Ive done a lot of research of how to start growing my main concern is buying seeds online... Is this safe ? I am living in South Florida (USA) most seed companies I am lookin in to are either in Canada or Amsterdam. Im concered about customs and being caught... I do not have an alternate address to send the seeds to other then where they will b actually grown  ... 2nd thing is i can buy seeds locally off of friends but only from cheap "ghetto" weed... i want to have some fine bud like northern lights or white widow... If i was to grow these cheap seeds will they only b as good as the tree they came from or is it possible for them to be pretty potent ?? I will be gorwing these indoor in soil with a 125watt light... just 1 or 2 plants... i will also be trying them hydroponically... can u guys offer me any advice or answer some of my questions ??

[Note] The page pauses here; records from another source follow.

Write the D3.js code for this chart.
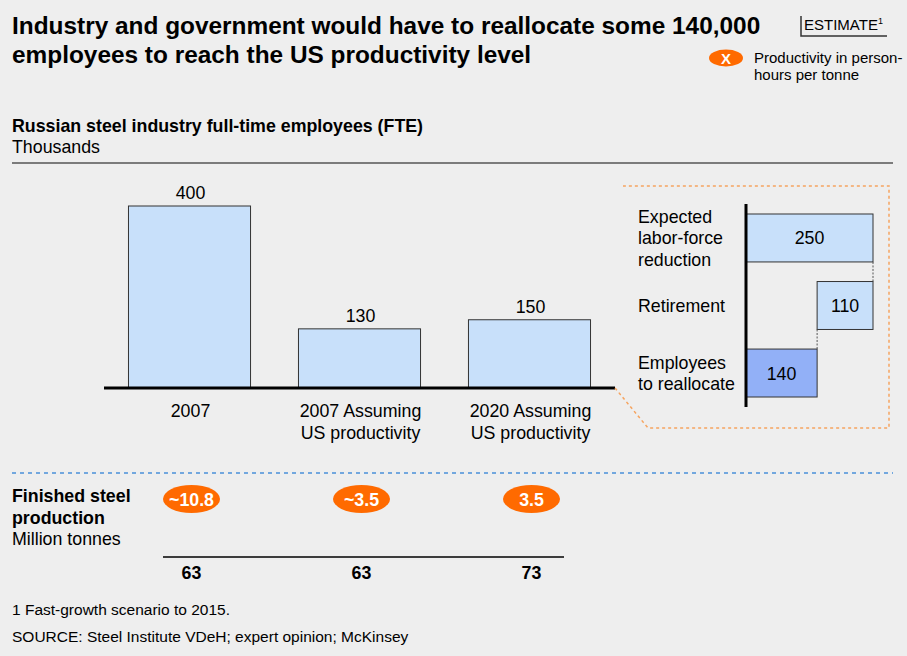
<!DOCTYPE html>
<html>
<head>
<meta charset="utf-8">
<script src="https://cdn.jsdelivr.net/npm/d3@7"></script>
<style>
  html, body { margin: 0; padding: 0; background: #eeeeee; }
  svg { display: block; font-family: "Liberation Sans", Arial, sans-serif; }
</style>
</head>
<body>
<svg id="chart" width="907" height="656"></svg>
<script>
// Employees (thousands) per scenario
const categories = ["2007", "2007 Assuming\nUS productivity", "2020 Assuming\nUS productivity"];
const employees = [400, 130, 150];

// Productivity (person-hours per tonne) and finished steel production (million tonnes)
const productivityLabels = ["~10.8", "~3.5", "3.5"];
const production = [63, 63, 73];

// Bridge from expected reduction to employees to reallocate
const bridgeLabels = ["Expected\nlabor-force\nreduction", "Retirement", "Employees\nto reallocate"];
const bridgeValues = [250, 110, 140];
const bridgeKinds = ["total", "decrease", "total"];

const svg = d3.select("#chart");
const LIGHT = "#c8e0fa", DARK = "#92b0f7", ORANGE = "#ff6a00";
const FS = 17.8;

// ---- Title block ----
const title = svg.append("g").attr("font-weight", "bold").attr("font-size", 24.4).attr("fill", "#000");
title.append("text").attr("x", 12).attr("y", 34).text("Industry and government would have to reallocate some 140,000");
title.append("text").attr("x", 12).attr("y", 63).text("employees to reach the US productivity level");

// Estimate tag
const tag = svg.append("g");
tag.append("text").attr("x", 804).attr("y", 30).attr("font-size", 15)
  .text("ESTIMATE")
  .append("tspan").attr("font-size", 9).attr("dy", -6).text("1");
tag.append("path").attr("d", "M801,16 V36 H887").attr("fill", "none").attr("stroke", "#333").attr("stroke-width", 1.5);

// Legend
svg.append("ellipse").attr("cx", 726).attr("cy", 58).attr("rx", 17).attr("ry", 8.5).attr("fill", ORANGE);
svg.append("text").attr("x", 726).attr("y", 63.5).attr("text-anchor", "middle").attr("font-size", 15)
  .attr("font-weight", "bold").attr("fill", "#fff").text("X");
const leg = svg.append("text").attr("font-size", 15).attr("fill", "#000");
leg.append("tspan").attr("x", 754).attr("y", 63).text("Productivity in person-");
leg.append("tspan").attr("x", 754).attr("y", 80).text("hours per tonne");

// ---- Chart header ----
svg.append("text").attr("x", 12).attr("y", 132).attr("font-size", FS).attr("font-weight", "bold")
  .text("Russian steel industry full-time employees (FTE)");
svg.append("text").attr("x", 12).attr("y", 153).attr("font-size", FS).text("Thousands");
svg.append("line").attr("x1", 12).attr("x2", 893).attr("y1", 163).attr("y2", 163)
  .attr("stroke", "#555").attr("stroke-width", 1.5);

// ---- Main bars ----
const x = d3.scaleBand().domain(categories).range([104, 615]).paddingInner(0.282).paddingOuter(0.144);
const y = d3.scaleLinear().domain([0, 400]).range([388, 206]);

const bars = svg.append("g");
bars.selectAll("rect").data(categories).join("rect")
  .attr("x", d => x(d)).attr("width", x.bandwidth())
  .attr("y", (d, i) => y(employees[i])).attr("height", (d, i) => y(0) - y(employees[i]))
  .attr("fill", LIGHT).attr("stroke", "#333").attr("stroke-width", 1);
bars.selectAll("text.val").data(categories).join("text").attr("class", "val")
  .attr("x", d => x(d) + x.bandwidth() / 2 + 1).attr("y", (d, i) => y(employees[i]) - 7)
  .attr("text-anchor", "middle").attr("font-size", FS).text((d, i) => employees[i]);

// Baseline
svg.append("line").attr("x1", 104).attr("x2", 615).attr("y1", y(0)).attr("y2", y(0))
  .attr("stroke", "#000").attr("stroke-width", 3);

// Category labels
const catText = svg.append("g").selectAll("text").data(categories).join("text")
  .attr("font-size", FS).attr("text-anchor", "middle");
catText.each(function (d) {
  const lines = d.split("\n");
  const t = d3.select(this);
  lines.forEach((ln, k) => {
    t.append("tspan").attr("x", x(d) + x.bandwidth() / 2 + 1).attr("y", 417 + k * 21.5).text(ln);
  });
});

// ---- Callout to bridge ----
svg.append("path").attr("d", "M615,388 L648,428 L889,428 L889,186 L623,186")
  .attr("fill", "none").attr("stroke", "#f79646").attr("stroke-opacity", 0.85)
  .attr("stroke-width", 1.5).attr("stroke-dasharray", "3,3");

// ---- Bridge (waterfall) ----
const bx = d3.scaleLinear().domain([0, 250]).range([746, 873]);
const by = d3.scaleBand().domain(bridgeLabels).range([204, 407]).paddingInner(0.29).paddingOuter(0.148);

let running = 0;
const steps = bridgeLabels.map((lab, i) => {
  const v = bridgeValues[i];
  let x0, x1;
  if (bridgeKinds[i] === "total") { x0 = 0; x1 = v; running = v; }
  else { x0 = running - v; x1 = running; running = running - v; }
  return { lab, v, x0, x1, kind: bridgeKinds[i], last: i === bridgeLabels.length - 1 };
});

const wf = svg.append("g");
wf.selectAll("rect").data(steps).join("rect")
  .attr("x", d => bx(d.x0)).attr("width", d => bx(d.x1) - bx(d.x0))
  .attr("y", d => by(d.lab)).attr("height", by.bandwidth())
  .attr("fill", d => d.last ? DARK : LIGHT).attr("stroke", "#333").attr("stroke-width", 1);
wf.selectAll("text.v").data(steps).join("text").attr("class", "v")
  .attr("x", d => (bx(d.x0) + bx(d.x1)) / 2).attr("y", d => by(d.lab) + by.bandwidth() / 2 + 6.5)
  .attr("text-anchor", "middle").attr("font-size", FS).text(d => d.v);

// Connectors between consecutive steps
for (let i = 0; i < steps.length - 1; i++) {
  const a = steps[i], b = steps[i + 1];
  const cx = b.kind === "decrease" ? bx(b.x1) : bx(a.x0);
  wf.append("line").attr("x1", cx).attr("x2", cx)
    .attr("y1", by(a.lab) + by.bandwidth()).attr("y2", by(b.lab))
    .attr("stroke", "#555").attr("stroke-width", 1).attr("stroke-dasharray", "2,1.5");
}

// Bridge axis
svg.append("line").attr("x1", 746).attr("x2", 746).attr("y1", 204).attr("y2", 407)
  .attr("stroke", "#000").attr("stroke-width", 3);

// Bridge row labels
const rowText = svg.append("g").selectAll("text").data(steps).join("text").attr("font-size", FS);
rowText.each(function (d) {
  const lines = d.lab.split("\n");
  const t = d3.select(this);
  const mid = by(d.lab) + by.bandwidth() / 2;
  const start = mid + 6.5 - (lines.length - 1) * 21.5 / 2;
  lines.forEach((ln, k) => t.append("tspan").attr("x", 638).attr("y", start + k * 21.5).text(ln));
});

// ---- Separator ----
svg.append("line").attr("x1", 12).attr("x2", 893).attr("y1", 473).attr("y2", 473)
  .attr("stroke", "#4a90d9").attr("stroke-width", 1.3).attr("stroke-dasharray", "4,4");

// ---- Production section ----
const prod = svg.append("text").attr("font-size", FS);
prod.append("tspan").attr("x", 12).attr("y", 502).attr("font-weight", "bold").text("Finished steel");
prod.append("tspan").attr("x", 12).attr("y", 523.5).attr("font-weight", "bold").text("production");
prod.append("tspan").attr("x", 12).attr("y", 545).text("Million tonnes");

const pg = svg.append("g");
pg.selectAll("ellipse").data(categories).join("ellipse")
  .attr("cx", d => x(d) + x.bandwidth() / 2 + 2).attr("cy", 499).attr("rx", 28.5).attr("ry", 14)
  .attr("fill", ORANGE);
pg.selectAll("text.p").data(categories).join("text").attr("class", "p")
  .attr("x", d => x(d) + x.bandwidth() / 2 + 2).attr("y", 505.5).attr("text-anchor", "middle")
  .attr("font-size", FS).attr("font-weight", "bold").attr("fill", "#fff")
  .text((d, i) => productivityLabels[i]);

svg.append("line").attr("x1", 163).attr("x2", 564).attr("y1", 557).attr("y2", 557)
  .attr("stroke", "#000").attr("stroke-width", 1.5);
pg.selectAll("text.q").data(categories).join("text").attr("class", "q")
  .attr("x", d => x(d) + x.bandwidth() / 2 + 2).attr("y", 579).attr("text-anchor", "middle")
  .attr("font-size", FS).attr("font-weight", "bold").text((d, i) => production[i]);

// ---- Footnotes ----
svg.append("text").attr("x", 12).attr("y", 615).attr("font-size", 15.5).text("1 Fast-growth scenario to 2015.");
svg.append("text").attr("x", 12).attr("y", 642).attr("font-size", 15.5)
  .text("SOURCE: Steel Institute VDeH; expert opinion; McKinsey");
</script>
</body>
</html>
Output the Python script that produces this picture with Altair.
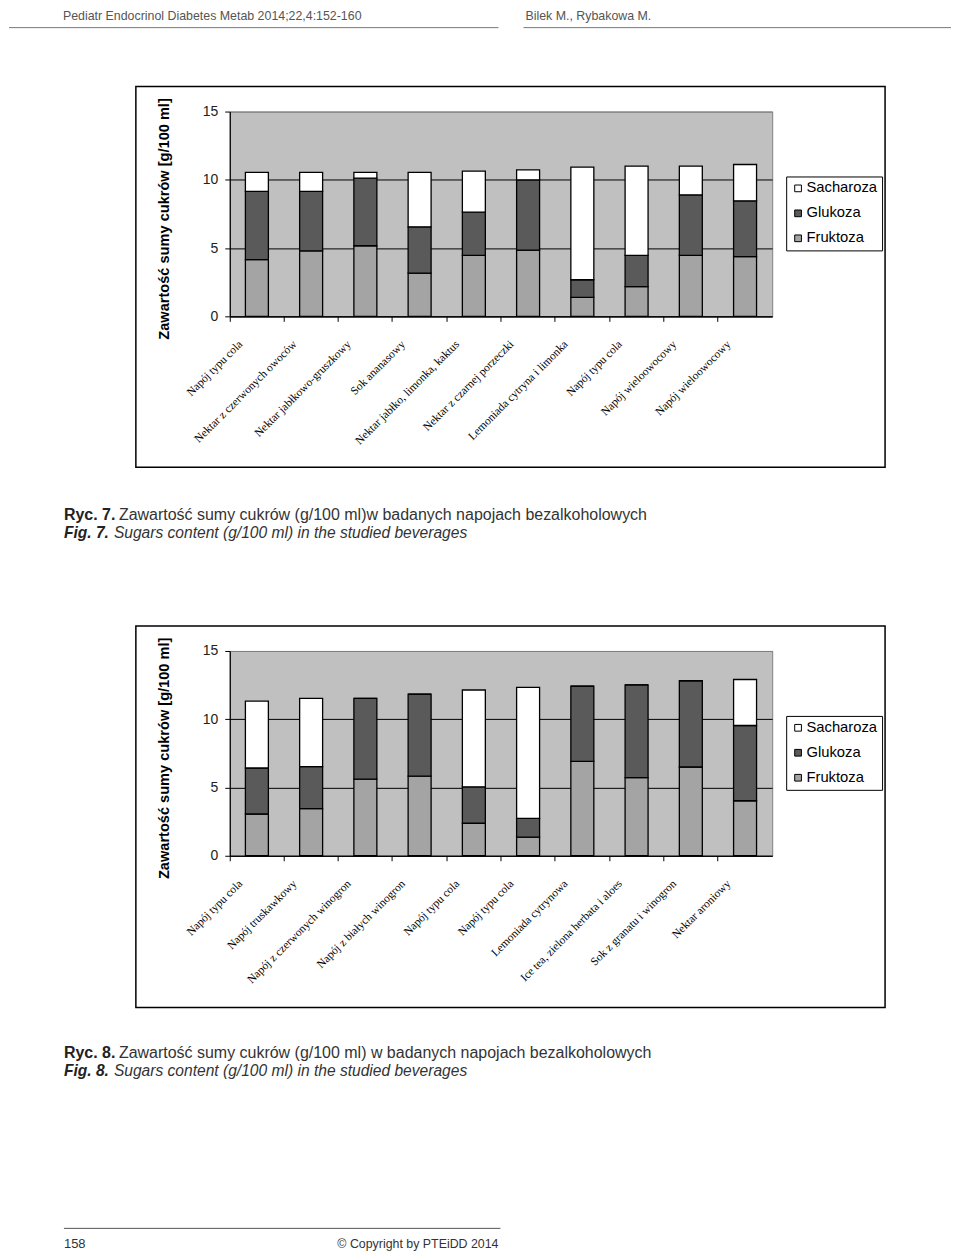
import json
import altair as alt
import pandas as pd

# ---------------- data ----------------
sugars = ["Sacharoza", "Glukoza", "Fruktoza"]
sugar_colors = ["#ffffff", "#5a5a5a", "#a4a4a4"]

cats1 = ["Napój typu cola", "Nektar z czerwonych owoców", "Nektar jabłkowo-gruszkowy",
         "Sok ananasowy", "Nektar jabłko, limonka, kaktus", "Nektar z czarnej porzeczki",
         "Lemoniada cytryna i limonka", "Napój typu cola", "Napój wieloowocowy",
         "Napój wieloowocowy"]
fruk1 = [4.15, 4.80, 5.17, 3.17, 4.46, 4.85, 1.39, 2.17, 4.46, 4.37]
gluk1 = [5.00, 4.35, 4.95, 3.39, 3.17, 5.15, 1.29, 2.29, 4.44, 4.09]
sach1 = [1.39, 1.39, 0.42, 3.98, 3.00, 0.73, 8.25, 6.54, 2.10, 2.66]

cats2 = ["Napój typu cola", "Napój truskawkowy", "Napój z czerwonych winogron",
         "Napój z białych winogron", "Napój typu cola", "Napój typu cola",
         "Lemoniada cytrynowa", "Ice tea, zielona herbata i aloes",
         "Sok z granatu i winogron", "Nektar aroniowy"]
fruk2 = [3.06, 3.45, 5.61, 5.83, 2.38, 1.36, 6.92, 5.73, 6.50, 4.03]
gluk2 = [3.37, 3.08, 5.92, 6.01, 2.67, 1.38, 5.51, 6.79, 6.32, 5.51]
sach2 = [4.90, 5.00, 0.00, 0.00, 7.09, 9.59, 0.00, 0.00, 0.00, 3.37]

y_ticks = [0, 5, 10, 15]
y_title = "Zawartość sumy cukrów [g/100 ml]"

header_left = "Pediatr Endocrinol Diabetes Metab 2014;22,4:152-160"
header_right = "Bilek M., Rybakowa M."
ryc7_bold, ryc7_text = "Ryc. 7.", "Zawartość sumy cukrów (g/100 ml)w badanych napojach bezalkoholowych"
fig7_bold, fig7_text = "Fig. 7.", "Sugars content (g/100 ml) in the studied beverages"
ryc8_bold, ryc8_text = "Ryc. 8.", "Zawartość sumy cukrów (g/100 ml) w badanych napojach bezalkoholowych"
fig8_bold, fig8_text = "Fig. 8.", "Sugars content (g/100 ml) in the studied beverages"
page_no = "158"
copyright_txt = "© Copyright by PTEiDD 2014"

# ---------------- helpers ----------------
W, H = 543, 205
SANS = "Liberation Sans"
SERIF = "Liberation Serif"
one = pd.DataFrame({"k": [0]})


def long_df(fr, gl, sa):
    rows = []
    for i in range(len(fr)):
        rows.append({"idx": i, "cukier": "Fruktoza", "ord": 0, "val": fr[i]})
        rows.append({"idx": i, "cukier": "Glukoza", "ord": 1, "val": gl[i]})
        rows.append({"idx": i, "cukier": "Sacharoza", "ord": 2, "val": sa[i]})
    return pd.DataFrame(rows)


def text_layer(txt, x, y, size=16, weight="normal", style="normal", color="#333",
               align="left", font=SANS, baseline="alphabetic"):
    return alt.Chart(pd.DataFrame({"t": [txt]})).mark_text(
        align=align, baseline=baseline, font=font, fontSize=size,
        fontWeight=weight, fontStyle=style, color=color
    ).encode(text="t:N", x=alt.value(x), y=alt.value(y))


def rule_layer(x1, x2, y, color="#777", width=1):
    return alt.Chart(one).mark_rule(color=color, strokeWidth=width).encode(
        x=alt.value(x1), x2=alt.value(x2), y=alt.value(y))


def box_layer(x1, y1, x2, y2, color="black", width=1.5):
    return alt.Chart(one).mark_rect(filled=False, stroke=color, strokeWidth=width).encode(
        x=alt.value(x1), x2=alt.value(x2), y=alt.value(y1), y2=alt.value(y2))


def bars(cats, fr, gl, sa):
    label_expr = json.dumps(cats, ensure_ascii=False) + "[datum.value]"
    return alt.Chart(long_df(fr, gl, sa)).mark_bar(
        size=23, stroke="black", strokeWidth=1.3
    ).encode(
        x=alt.X("idx:O", title=None,
                scale=alt.Scale(paddingInner=0, paddingOuter=0),
                axis=alt.Axis(labelExpr=label_expr, bandPosition=0, labelAngle=-45,
                              labelAlign="right", labelBaseline="middle",
                              labelFont=SERIF, labelFontSize=11.5, labelColor="black",
                              labelOffset=-16, labelPadding=21, labelOverlap=False,
                              labelLimit=400, labelBound=False,
                              tickSize=5, tickColor="black", domainColor="black",
                              domainWidth=1.2)),
        y=alt.Y("val:Q", stack="zero",
                scale=alt.Scale(domain=[0, 15], nice=False),
                axis=alt.Axis(values=y_ticks, title=y_title, titleFont=SANS,
                              titleFontWeight="bold", titleFontSize=14.6,
                              titleColor="black", titleX=-58, titleY=107,
                              titleAlign="center", titleBaseline="bottom",
                              labelFont=SANS, labelFontSize=14, labelColor="#222",
                              labelPadding=7, tickSize=5, tickColor="black",
                              domainColor="black", domainWidth=1.2,
                              grid=True, gridWidth=1,
                              gridColor={"condition": {"test": "datum.value == 15",
                                                       "value": "#808080"},
                                         "value": "black"})),
        color=alt.Color("cukier:N",
                        scale=alt.Scale(domain=sugars, range=sugar_colors),
                        legend=alt.Legend(title=None, orient="none", legendX=557,
                                          legendY=65, symbolType="square",
                                          symbolSize=45, symbolStrokeColor="black",
                                          symbolStrokeWidth=1, labelFont=SANS,
                                          labelFontSize=14.8, labelColor="black",
                                          strokeColor="black", fillColor="white",
                                          padding=4.5, rowPadding=9, labelOffset=1)),
        order=alt.Order("ord:Q", sort="ascending"),
    )


# panel 1 origin on page: (229, 110); panel 2 origin: (229, 650)
p1 = alt.layer(
    # invisible frame that pins the page origin (8, 8)
    box_layer(-221, -102, 722, 1128, color="white", width=0.5),
    box_layer(-94, -25, 656, 356),
    bars(cats1, fruk1, gluk1, sach1),
    text_layer(header_left, -167, -102, size=12.4, color="#555", baseline="top"),
    text_layer(header_right, 296, -102, size=12.4, color="#555", baseline="top"),
    rule_layer(-221, 269, -84),
    rule_layer(294, 722, -84),
    text_layer(ryc7_bold, -166, 409, weight="bold", color="#222"),
    text_layer(ryc7_text, -111, 409),
    text_layer(fig7_bold, -166, 427, size=15.6, weight="bold", style="italic", color="#222"),
    text_layer(fig7_text, -116, 427, size=15.6, style="italic"),
).properties(width=W, height=H)

p2 = alt.layer(
    box_layer(-94, -25, 656, 357),
    bars(cats2, fruk2, gluk2, sach2),
    text_layer(ryc8_bold, -166, 407, weight="bold", color="#222"),
    text_layer(ryc8_text, -111, 407),
    text_layer(fig8_bold, -166, 425, size=15.6, weight="bold", style="italic", color="#222"),
    text_layer(fig8_text, -116, 425, size=15.6, style="italic"),
    rule_layer(-166, 271, 578, color="#555"),
    text_layer(page_no, -166, 598, size=13, color="#333"),
    text_layer(copyright_txt, 269, 598, size=12.4, color="#333", align="right"),
).properties(width=W, height=H)

chart = alt.vconcat(p1, p2, spacing=335, bounds="flush", padding=0).resolve_scale(
    color="independent").resolve_legend(color="independent").configure_view(
    fill="#C0C0C0", stroke="#808080", strokeWidth=1)

chart.save("out.html", embed_options={"renderer": "svg", "actions": False})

Is it safe to buy seeds online ?
If i buy what we locally call regs or mids (sh!t weed) seeds can they grow into a rather potent plant ? or will they still b sh!t.
For 1 or 2 plants indoor in soil and hydro is 125watt light enough ?


----------



## SmokeStar21 (Nov 15, 2005)

Everything i have read said that the seeds would be basically the same plants as thier parents.  Unless they used some real bad growing methods i wouldn't expect those seeds to make great plants.  Luckily I don't have to worry about that shit I live in Cali near Oakland.  My friend has a weed card and we can go buy awesome saplings or seeds from one of many "cannabis clubs" in the area which are legal.


----------



## Hick (Nov 15, 2005)

d8, seeds from a bag of "good" weed,(above average, not mexican brick) are an escellent choice for the first grow or two. For  few reasons.
They are cheap, and no risk involved in procuring them. You're bound to run into problems, even if very minor, your first few attempts. Room setup, nutrients, ph, ect. usually all need a bit of "tweakin" to provide optimum conditions. At least you aren't experimenting/destroying/learning on $10 each seeds.
    The personal care, proper conditions and environment, _"usually"_ improves the final product.
   Get a successfull grow or two under your belt, then purchase those high end seeds.


----------



## d8nkster (Nov 15, 2005)

Thanks guys for the replies... I got my cheap seeds and im almost ready to grow.... ALMOST. Im gonna b using a bubbler DWC system. Now most of the lights that i see suggested to grow are between like 70-100$... can anyone suggest a CHEAP (under40) light source ??? My mom mentioned to me that perhaps a light that an iguana sits under or somethin... is there anything out there ??? links and namebrands would b GREAT !


----------